● **Work to be completed**:
Transcribe all of the material exactly, except for its pictures.
--- Recorded information ---
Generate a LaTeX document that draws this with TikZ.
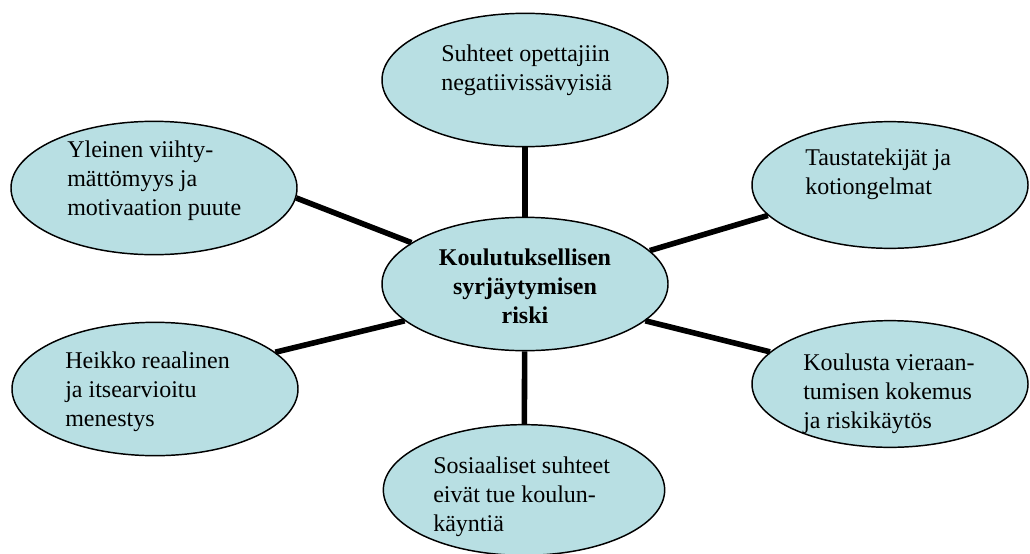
\documentclass[tikz,border=0pt]{standalone}
\usepackage{fontspec}
\setmainfont{Liberation Serif}
\usepackage{tikz}
\usetikzlibrary{shapes.geometric}
\definecolor{vaalea}{RGB}{184,223,227}

\begin{document}
\begin{tikzpicture}[x=0.75pt, y=-0.75pt,
	pallo/.style={ellipse, draw=black, line width=1.1pt, fill=vaalea, inner sep=0pt, minimum width=214.5pt, minimum height=100pt},
	kapea/.style={pallo, minimum width=207pt, minimum height=95pt},
	teksti/.style={anchor=north west, align=left, inner sep=0pt, font=\fontsize{18}{21.75}\selectfont},
	yhteys/.style={line width=4.2pt, black}]
				\useasboundingbox (0, 0) rectangle (1030, 553);
				% ellipses
				\node[pallo] (opet) at (525, 80) {};
				\node[pallo] (keski) at (525, 284) {};
				\node[pallo] (yleinen) at (154, 188) {};
				\node[kapea] (tausta) at (890, 185) {};
				\node[pallo] (heikko) at (155, 389) {};
				\node[kapea] (koulusta) at (890, 384) {};
				\node[pallo, minimum width=211pt, minimum height=98pt] (sosiaali) at (524, 490) {};
				% connectors from the centre
				\draw[yhteys] (keski) -- (opet);
				\draw[yhteys] (keski) -- (sosiaali);
				\draw[yhteys] (yleinen.-4) -- (keski.160);
				\draw[yhteys] (keski.15) -- (tausta.-166);
				\draw[yhteys] (heikko.17) -- (keski.-163);
				\draw[yhteys] (keski.-17) -- (koulusta.165);
				% texts
				\node[teksti] (t-opet) at (441, 45) {Suhteet opettajiin\\negatiivissävyisiä};
				\node[teksti, anchor=north, align=center, font=\fontsize{18}{21.75}\selectfont\bfseries] (t-keski) at (525, 249) {Koulutuksellisen\\syrjäytymisen\\riski};
				\node[teksti] (t-yleinen) at (67, 141) {Yleinen viihty-\\mättömyys ja\\motivaation puute};
				\node[teksti] (t-tausta) at (805, 149) {Taustatekijät ja\\kotiongelmat};
				\node[teksti] (t-heikko) at (65, 352) {Heikko reaalinen\\ja itsearvioitu\\menestys};
				\node[teksti] (t-koulusta) at (803, 354) {Koulusta vieraan-\\tumisen kokemus\\ja riskikäytös};
				\node[teksti] (t-sosiaali) at (433, 457) {Sosiaaliset suhteet\\eivät tue koulun-\\käyntiä};
			\end{tikzpicture}
\end{document}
---
● **Answer to this exercise**:
Generate a LaTeX document that draws this with TikZ.
\documentclass[tikz,border=0pt]{standalone}
\usepackage{fontspec}
\setmainfont{Liberation Serif}
\usepackage{tikz}
\usetikzlibrary{shapes.geometric}
\definecolor{vaalea}{RGB}{184,223,227}

\begin{document}
\begin{tikzpicture}[x=0.75pt, y=-0.75pt,
	pallo/.style={ellipse, draw=black, line width=1.1pt, fill=vaalea, inner sep=0pt, minimum width=214.5pt, minimum height=100pt},
	kapea/.style={pallo, minimum width=207pt, minimum height=95pt},
	teksti/.style={anchor=north west, align=left, inner sep=0pt, font=\fontsize{18}{21.75}\selectfont},
	yhteys/.style={line width=4.2pt, black}]
				\useasboundingbox (0, 0) rectangle (1030, 553);
				% ellipses
				\node[pallo] (opet) at (525, 80) {};
				\node[pallo] (keski) at (525, 284) {};
				\node[pallo] (yleinen) at (154, 188) {};
				\node[kapea] (tausta) at (890, 185) {};
				\node[pallo] (heikko) at (155, 389) {};
				\node[kapea] (koulusta) at (890, 384) {};
				\node[pallo, minimum width=211pt, minimum height=98pt] (sosiaali) at (524, 490) {};
				% connectors from the centre
				\draw[yhteys] (keski) -- (opet);
				\draw[yhteys] (keski) -- (sosiaali);
				\draw[yhteys] (yleinen.-4) -- (keski.160);
				\draw[yhteys] (keski.15) -- (tausta.-166);
				\draw[yhteys] (heikko.17) -- (keski.-163);
				\draw[yhteys] (keski.-17) -- (koulusta.165);
				% texts
				\node[teksti] (t-opet) at (441, 45) {Suhteet opettajiin\\negatiivissävyisiä};
				\node[teksti, anchor=north, align=center, font=\fontsize{18}{21.75}\selectfont\bfseries] (t-keski) at (525, 249) {Koulutuksellisen\\syrjäytymisen\\riski};
				\node[teksti] (t-yleinen) at (67, 141) {Yleinen viihty-\\mättömyys ja\\motivaation puute};
				\node[teksti] (t-tausta) at (805, 149) {Taustatekijät ja\\kotiongelmat};
				\node[teksti] (t-heikko) at (65, 352) {Heikko reaalinen\\ja itsearvioitu\\menestys};
				\node[teksti] (t-koulusta) at (803, 354) {Koulusta vieraan-\\tumisen kokemus\\ja riskikäytös};
				\node[teksti] (t-sosiaali) at (433, 457) {Sosiaaliset suhteet\\eivät tue koulun-\\käyntiä};
			\end{tikzpicture}
\end{document}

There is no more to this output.